Parents

A Perspective on Grades

Parents Talking to Male StudentAs your freshmen approach the end of their first semester, we’re hearing a lot of conversations about grades. Your freshmen are feeling pressure to “do their best,” and to them, that means the pursuit of the “A.” But it doesn’t need to be that way.

First, you should know what we’re hearing from your students. We have a lot of students say they feel a lot of pressure from you, their parents. That may surprise you, because all you have been doing is offering encouragement and support.

  • “You can do this.”
  • “I believe in you.”
  • “Just do your best.”

While what you’re saying comes from a place of support, many students tell us what they are hearing is something quite different. Here’s what we hear:

  • “My parents say they think I can do this. What if I let them down?”
  • “I’m so scared, because my parents believe in me, but I know I can’t pass this class. I don’t know what to tell them.”
  • “They want me to do my best, and I’m going to get a D. They are going to think I’m not doing my best, but I am. They’re going to be so mad.”

So let’s take a step back and admit that to students, grades are measuring their success. Grades determine their future, and reflect directly on them as people. In their minds, if they can’t get the A, they’re not good enough. Maybe scholarships are attached to a certain GPA, maybe some of your students can’t continue in a major if they fall below a certain GPA. Enter the pressure and the stress.

What is important here is perspective. I am not advocating getting D’s in every class (we have support here in the Success Center if you find your student is struggling that consistently). But a grade is not something that is necessarily “achieved.” It’s a reflection of a student’s ability in a certain field of study, and it’s a really good compass for guiding these teenagers through decisions.

Here’s an example: I started out as a double major in Mathematics and Computer Science at Ithaca College. During my first semester, I was lost. I got a C+ in my Computer Science class, and a B in my Math class. It was my worst semester in terms of GPA. It also showed me something very important: When it came to Computer Science, I was average at best. That grade of a C+ was telling me that I wasn’t good at what I thought I wanted to do. What I was good at was discovered through my involvement, and through other classes that I enjoyed and did well in.

That C+ was the best thing that could’ve happened to my career as a Computer Systems Analyst. It ended it at age 18. It was an accurate measurement of my ability within that discipline. It allowed me to pursue something I was meant to do.

Your student may be “locked” into a career or a major. Or, your student may be completely exploring options. Either way, remember what you were like at 18. More importantly, remember what you liked at age 18. If you had held me to all of the things I thought I wanted as an 18-year-old…well…let’s just say I’d wouldn’t be here, helping you and your student right now.

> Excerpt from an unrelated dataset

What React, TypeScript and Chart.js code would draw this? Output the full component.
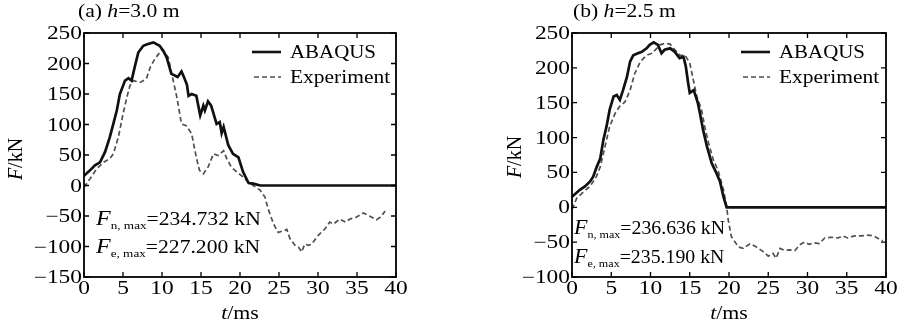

So when final grades come in, use them as an opportunity to have a real and honest conversation with your young adult. Instead of “encouraging” him or her, ask what their grades mean to them. Ask them if they are using the right resources, and ask how they might do things differently in the Spring. Most importantly, don’t worry that a career or future success was gained or lost in the first semester of college.

It wasn’t for me, and it isn’t for them as well. It’s is, however, a great opportunity to talk to your student as an adult, make decisions together, and move forward in the right direction. Students shouldn’t chase A’s. They should chase fulfilling experiences, and the A’s will find them.